PORTS 1961 presents Pre-Fall 2026 collection, Soul Aviator, framing a wardrobe designed for a woman constantly in motion. The collection draws from the functional gear worn by female aviators in the 1940s and from Lucio Fontana’s spatial cuts. These references guide a focused approach to tailoring where slits, knots, and openings activate garments through exact construction.
Jackets and coats lead the offering, shaped in masculine melange wools, waxed cottons, technical fabrics, sculpted trenches, and enveloping knits. Designers layer these pieces over silk shirting and fluid dresses to support continuous movement across daily settings.


Safari jackets carry patch pockets and storm flaps. Field coats rely on reinforced seams. Cargo-influenced trousers appear in waxed cotton and suede. These shapes prioritize purpose while maintaining sharp proportions. Urban tailoring pushes silhouettes further, introducing structured blazers with elongated lapels and bombers cut from wool suiting and matte nylon. Ribbed knits reinforce vertical lines and refine the overall profile.
Feminine shapes surface through draped dresses tied with waist knots and knitwear that twists and gathers. Precise armholes and back vents regulate movement within structured forms. Fontana’s incisions guide cutting throughout the collection. Controlled slits shape necklines. Cut-away panels define blouses. Folded pleats open as the wearer moves, revealing underlayers without disrupting balance or control.

Color operates with restraint and contrast through tone. Soft blush, sesame, camel, and light blue interact with grey melange, olive, navy, chocolate brown, and black. Golden yellow and marsala red punctuate select prints. Graphic surfaces rely on geometric florals, while stripes follow marine references and compass lines. The seasonal print, Chasing Stars, scatters constellations across silk dresses and shirting.
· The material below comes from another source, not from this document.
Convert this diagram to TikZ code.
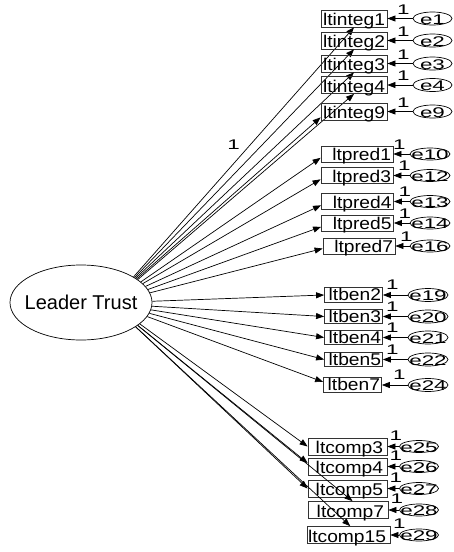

Phrases such as “I lost everything and found the stars waiting” and “Beneath lost skies, I found my name among the stars” appear within the pattern. Crystal beading translates this motif into textured relief.
Metal knot buckles with chain links secure coats at the waist. Rope-inspired closures shape blazers. Double top-stitching defines darts and panels with clarity. Ribbed cuffs and funnel necks in lightweight yarns provide protection while allowing fluid drape.


Recognizable PORTS 1961 codes recur across the collection. Sartorial top-stitching traces lapels. Wrap constructions and knot buckles return. Raw edges and logo labels punctuate garments. New embroideries reading “Made From The Heart,” “PORTS 1961,” and “I Love PORTS 1961” appear on sleeves and hems, adding direct graphic notes.
Foulards emerge as key accessories for Pre-Fall 2026. Printed with references to Rome, Paris, Shanghai, and New York, these scarves shift roles across looks. They tie at the neck, belt the waist, or knot onto collars, functioning as both navigational reference and structural support. Through architectural tailoring and fluid drape, PORTS 1961 defines a woman shaped by movement itself and by the routes she actively creates.